#### WORK TO BE COMPLETED
Please repeat only the stretch of records running from the first line through the line that contains "var y = d3.scaleLinear().domain([0, 0.45]).range([464, 156]);".

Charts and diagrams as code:

───

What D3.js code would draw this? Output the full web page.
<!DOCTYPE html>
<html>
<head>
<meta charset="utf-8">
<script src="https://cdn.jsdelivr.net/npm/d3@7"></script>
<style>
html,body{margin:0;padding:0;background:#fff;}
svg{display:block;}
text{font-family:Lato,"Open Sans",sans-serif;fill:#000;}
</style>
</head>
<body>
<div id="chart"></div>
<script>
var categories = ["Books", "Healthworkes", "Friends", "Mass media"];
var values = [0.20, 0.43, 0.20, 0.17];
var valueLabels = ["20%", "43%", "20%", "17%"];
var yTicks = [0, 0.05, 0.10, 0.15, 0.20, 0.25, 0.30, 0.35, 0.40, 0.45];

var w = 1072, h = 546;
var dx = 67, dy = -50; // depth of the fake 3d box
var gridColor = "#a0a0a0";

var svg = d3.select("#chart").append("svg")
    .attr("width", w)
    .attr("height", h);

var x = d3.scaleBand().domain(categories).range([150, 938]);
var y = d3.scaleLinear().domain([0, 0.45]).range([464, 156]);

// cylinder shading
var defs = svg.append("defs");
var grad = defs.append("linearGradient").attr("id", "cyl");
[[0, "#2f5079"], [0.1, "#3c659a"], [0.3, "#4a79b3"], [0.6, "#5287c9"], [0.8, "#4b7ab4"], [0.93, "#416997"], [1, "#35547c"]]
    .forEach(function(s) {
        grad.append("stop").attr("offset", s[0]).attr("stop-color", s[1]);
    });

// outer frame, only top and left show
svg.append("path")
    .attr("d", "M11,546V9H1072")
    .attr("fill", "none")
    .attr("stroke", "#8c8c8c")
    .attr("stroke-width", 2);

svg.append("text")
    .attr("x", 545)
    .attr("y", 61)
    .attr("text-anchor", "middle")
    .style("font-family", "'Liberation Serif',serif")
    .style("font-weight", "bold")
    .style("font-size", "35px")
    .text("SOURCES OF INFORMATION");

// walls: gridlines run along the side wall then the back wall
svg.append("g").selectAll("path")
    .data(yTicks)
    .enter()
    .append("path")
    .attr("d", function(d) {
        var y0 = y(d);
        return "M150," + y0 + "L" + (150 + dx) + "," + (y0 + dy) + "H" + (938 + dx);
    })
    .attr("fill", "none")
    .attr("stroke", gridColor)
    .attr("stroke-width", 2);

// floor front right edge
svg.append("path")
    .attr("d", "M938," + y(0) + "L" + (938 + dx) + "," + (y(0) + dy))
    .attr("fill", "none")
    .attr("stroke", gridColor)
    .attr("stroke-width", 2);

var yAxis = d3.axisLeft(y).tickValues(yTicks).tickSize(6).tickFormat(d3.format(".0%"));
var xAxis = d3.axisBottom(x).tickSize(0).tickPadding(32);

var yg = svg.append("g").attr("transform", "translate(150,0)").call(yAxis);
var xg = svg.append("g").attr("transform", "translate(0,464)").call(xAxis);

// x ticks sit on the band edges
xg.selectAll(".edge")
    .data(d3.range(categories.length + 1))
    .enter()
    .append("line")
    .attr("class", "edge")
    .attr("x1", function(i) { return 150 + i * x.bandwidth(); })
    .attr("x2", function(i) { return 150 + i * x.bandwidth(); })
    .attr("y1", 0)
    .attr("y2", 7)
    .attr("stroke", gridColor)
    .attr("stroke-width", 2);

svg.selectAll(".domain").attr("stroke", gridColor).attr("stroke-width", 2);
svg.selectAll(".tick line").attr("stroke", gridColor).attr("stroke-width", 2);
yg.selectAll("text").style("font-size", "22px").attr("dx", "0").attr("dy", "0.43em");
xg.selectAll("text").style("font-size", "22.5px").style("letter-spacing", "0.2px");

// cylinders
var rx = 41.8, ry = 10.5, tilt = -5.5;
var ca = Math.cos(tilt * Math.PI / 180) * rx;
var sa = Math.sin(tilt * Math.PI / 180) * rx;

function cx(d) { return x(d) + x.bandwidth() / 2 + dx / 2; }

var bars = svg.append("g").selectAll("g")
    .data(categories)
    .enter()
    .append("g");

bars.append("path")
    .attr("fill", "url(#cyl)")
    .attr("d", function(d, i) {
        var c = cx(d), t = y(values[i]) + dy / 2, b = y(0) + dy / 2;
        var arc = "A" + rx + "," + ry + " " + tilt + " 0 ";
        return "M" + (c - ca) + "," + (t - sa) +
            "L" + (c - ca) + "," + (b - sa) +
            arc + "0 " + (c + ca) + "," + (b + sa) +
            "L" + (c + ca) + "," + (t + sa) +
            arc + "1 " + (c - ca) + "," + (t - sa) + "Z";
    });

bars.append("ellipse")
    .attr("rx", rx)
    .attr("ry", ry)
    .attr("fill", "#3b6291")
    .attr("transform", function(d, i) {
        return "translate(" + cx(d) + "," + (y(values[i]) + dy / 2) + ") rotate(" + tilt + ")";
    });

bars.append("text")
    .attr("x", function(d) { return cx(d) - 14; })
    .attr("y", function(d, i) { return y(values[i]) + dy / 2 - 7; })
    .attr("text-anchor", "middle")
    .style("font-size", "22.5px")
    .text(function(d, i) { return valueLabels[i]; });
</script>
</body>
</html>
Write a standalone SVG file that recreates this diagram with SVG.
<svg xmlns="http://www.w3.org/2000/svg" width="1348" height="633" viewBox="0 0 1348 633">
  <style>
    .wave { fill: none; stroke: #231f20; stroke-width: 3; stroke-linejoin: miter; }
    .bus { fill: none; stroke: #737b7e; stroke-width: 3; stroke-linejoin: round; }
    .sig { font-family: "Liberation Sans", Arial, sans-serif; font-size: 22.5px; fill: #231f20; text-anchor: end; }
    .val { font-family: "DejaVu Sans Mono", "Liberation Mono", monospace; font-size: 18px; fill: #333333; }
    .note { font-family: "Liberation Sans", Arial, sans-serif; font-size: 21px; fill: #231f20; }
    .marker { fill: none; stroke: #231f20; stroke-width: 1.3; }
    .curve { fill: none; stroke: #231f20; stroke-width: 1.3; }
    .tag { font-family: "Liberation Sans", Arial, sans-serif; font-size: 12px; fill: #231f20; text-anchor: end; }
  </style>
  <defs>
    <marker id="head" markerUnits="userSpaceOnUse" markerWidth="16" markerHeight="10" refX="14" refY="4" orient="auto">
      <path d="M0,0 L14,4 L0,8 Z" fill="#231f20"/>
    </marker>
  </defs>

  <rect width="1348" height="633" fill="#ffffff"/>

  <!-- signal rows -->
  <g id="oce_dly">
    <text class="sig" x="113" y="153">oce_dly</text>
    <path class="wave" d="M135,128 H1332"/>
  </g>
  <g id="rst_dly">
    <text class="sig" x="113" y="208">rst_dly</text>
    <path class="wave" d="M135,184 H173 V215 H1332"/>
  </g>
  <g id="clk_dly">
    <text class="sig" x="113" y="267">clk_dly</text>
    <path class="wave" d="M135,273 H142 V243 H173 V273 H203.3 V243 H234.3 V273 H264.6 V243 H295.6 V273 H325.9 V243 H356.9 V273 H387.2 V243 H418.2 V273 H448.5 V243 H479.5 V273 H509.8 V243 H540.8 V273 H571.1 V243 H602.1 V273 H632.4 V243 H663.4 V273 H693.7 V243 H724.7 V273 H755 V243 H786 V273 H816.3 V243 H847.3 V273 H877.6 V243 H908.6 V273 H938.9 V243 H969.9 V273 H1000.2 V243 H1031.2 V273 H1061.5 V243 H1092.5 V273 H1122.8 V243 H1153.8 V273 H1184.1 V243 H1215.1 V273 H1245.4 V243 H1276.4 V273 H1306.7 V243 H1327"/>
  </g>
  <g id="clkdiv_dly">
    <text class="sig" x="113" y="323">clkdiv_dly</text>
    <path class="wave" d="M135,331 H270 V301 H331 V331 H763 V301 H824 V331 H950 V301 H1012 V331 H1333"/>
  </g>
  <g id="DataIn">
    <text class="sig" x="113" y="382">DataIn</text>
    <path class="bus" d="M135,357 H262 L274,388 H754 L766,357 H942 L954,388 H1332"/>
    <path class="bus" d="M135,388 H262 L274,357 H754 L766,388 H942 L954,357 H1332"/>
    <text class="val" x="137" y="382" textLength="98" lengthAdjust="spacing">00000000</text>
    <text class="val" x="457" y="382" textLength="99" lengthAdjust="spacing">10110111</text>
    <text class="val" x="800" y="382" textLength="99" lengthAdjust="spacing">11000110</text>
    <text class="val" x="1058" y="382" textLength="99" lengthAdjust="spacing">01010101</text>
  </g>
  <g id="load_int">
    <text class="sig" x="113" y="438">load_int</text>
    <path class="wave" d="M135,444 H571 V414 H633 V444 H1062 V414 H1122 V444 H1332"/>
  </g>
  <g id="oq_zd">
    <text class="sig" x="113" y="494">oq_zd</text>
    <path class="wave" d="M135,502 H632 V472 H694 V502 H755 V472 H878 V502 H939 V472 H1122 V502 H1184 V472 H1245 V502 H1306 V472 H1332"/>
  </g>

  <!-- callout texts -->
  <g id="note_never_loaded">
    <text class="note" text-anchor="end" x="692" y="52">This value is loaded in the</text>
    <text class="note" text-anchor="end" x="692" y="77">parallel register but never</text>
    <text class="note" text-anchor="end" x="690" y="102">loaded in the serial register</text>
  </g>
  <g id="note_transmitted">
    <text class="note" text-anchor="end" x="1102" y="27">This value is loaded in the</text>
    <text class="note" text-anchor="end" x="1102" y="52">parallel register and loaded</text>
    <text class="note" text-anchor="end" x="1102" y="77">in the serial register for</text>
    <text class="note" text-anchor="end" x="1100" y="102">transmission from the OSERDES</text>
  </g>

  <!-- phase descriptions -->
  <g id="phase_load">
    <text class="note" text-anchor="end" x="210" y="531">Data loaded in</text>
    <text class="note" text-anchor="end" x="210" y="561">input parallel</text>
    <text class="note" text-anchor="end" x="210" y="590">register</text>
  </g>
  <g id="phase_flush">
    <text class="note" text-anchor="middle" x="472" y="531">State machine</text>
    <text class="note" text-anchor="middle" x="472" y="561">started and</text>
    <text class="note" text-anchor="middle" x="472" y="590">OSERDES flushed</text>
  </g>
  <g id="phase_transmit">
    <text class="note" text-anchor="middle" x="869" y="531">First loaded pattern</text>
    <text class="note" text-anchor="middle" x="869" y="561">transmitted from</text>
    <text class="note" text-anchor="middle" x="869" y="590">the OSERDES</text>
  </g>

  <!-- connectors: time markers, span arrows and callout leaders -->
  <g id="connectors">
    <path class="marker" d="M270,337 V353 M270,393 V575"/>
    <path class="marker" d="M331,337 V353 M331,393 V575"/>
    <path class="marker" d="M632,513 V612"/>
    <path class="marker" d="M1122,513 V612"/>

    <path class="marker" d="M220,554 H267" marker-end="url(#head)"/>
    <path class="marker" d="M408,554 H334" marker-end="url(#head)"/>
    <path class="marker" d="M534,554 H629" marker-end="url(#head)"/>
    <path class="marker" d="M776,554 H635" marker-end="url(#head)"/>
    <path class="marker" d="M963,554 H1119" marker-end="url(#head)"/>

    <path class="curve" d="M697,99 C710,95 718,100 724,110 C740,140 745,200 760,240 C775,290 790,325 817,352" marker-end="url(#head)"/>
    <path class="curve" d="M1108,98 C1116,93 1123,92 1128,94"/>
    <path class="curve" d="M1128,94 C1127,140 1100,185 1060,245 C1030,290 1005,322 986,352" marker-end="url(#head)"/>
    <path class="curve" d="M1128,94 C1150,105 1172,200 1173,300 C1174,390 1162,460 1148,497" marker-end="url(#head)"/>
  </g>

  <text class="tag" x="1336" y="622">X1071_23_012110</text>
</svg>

───

#### EXERCISE RESPONSE
What D3.js code would draw this? Output the full web page.
<!DOCTYPE html>
<html>
<head>
<meta charset="utf-8">
<script src="https://cdn.jsdelivr.net/npm/d3@7"></script>
<style>
html,body{margin:0;padding:0;background:#fff;}
svg{display:block;}
text{font-family:Lato,"Open Sans",sans-serif;fill:#000;}
</style>
</head>
<body>
<div id="chart"></div>
<script>
var categories = ["Books", "Healthworkes", "Friends", "Mass media"];
var values = [0.20, 0.43, 0.20, 0.17];
var valueLabels = ["20%", "43%", "20%", "17%"];
var yTicks = [0, 0.05, 0.10, 0.15, 0.20, 0.25, 0.30, 0.35, 0.40, 0.45];

var w = 1072, h = 546;
var dx = 67, dy = -50; // depth of the fake 3d box
var gridColor = "#a0a0a0";

var svg = d3.select("#chart").append("svg")
    .attr("width", w)
    .attr("height", h);

var x = d3.scaleBand().domain(categories).range([150, 938]);
var y = d3.scaleLinear().domain([0, 0.45]).range([464, 156]);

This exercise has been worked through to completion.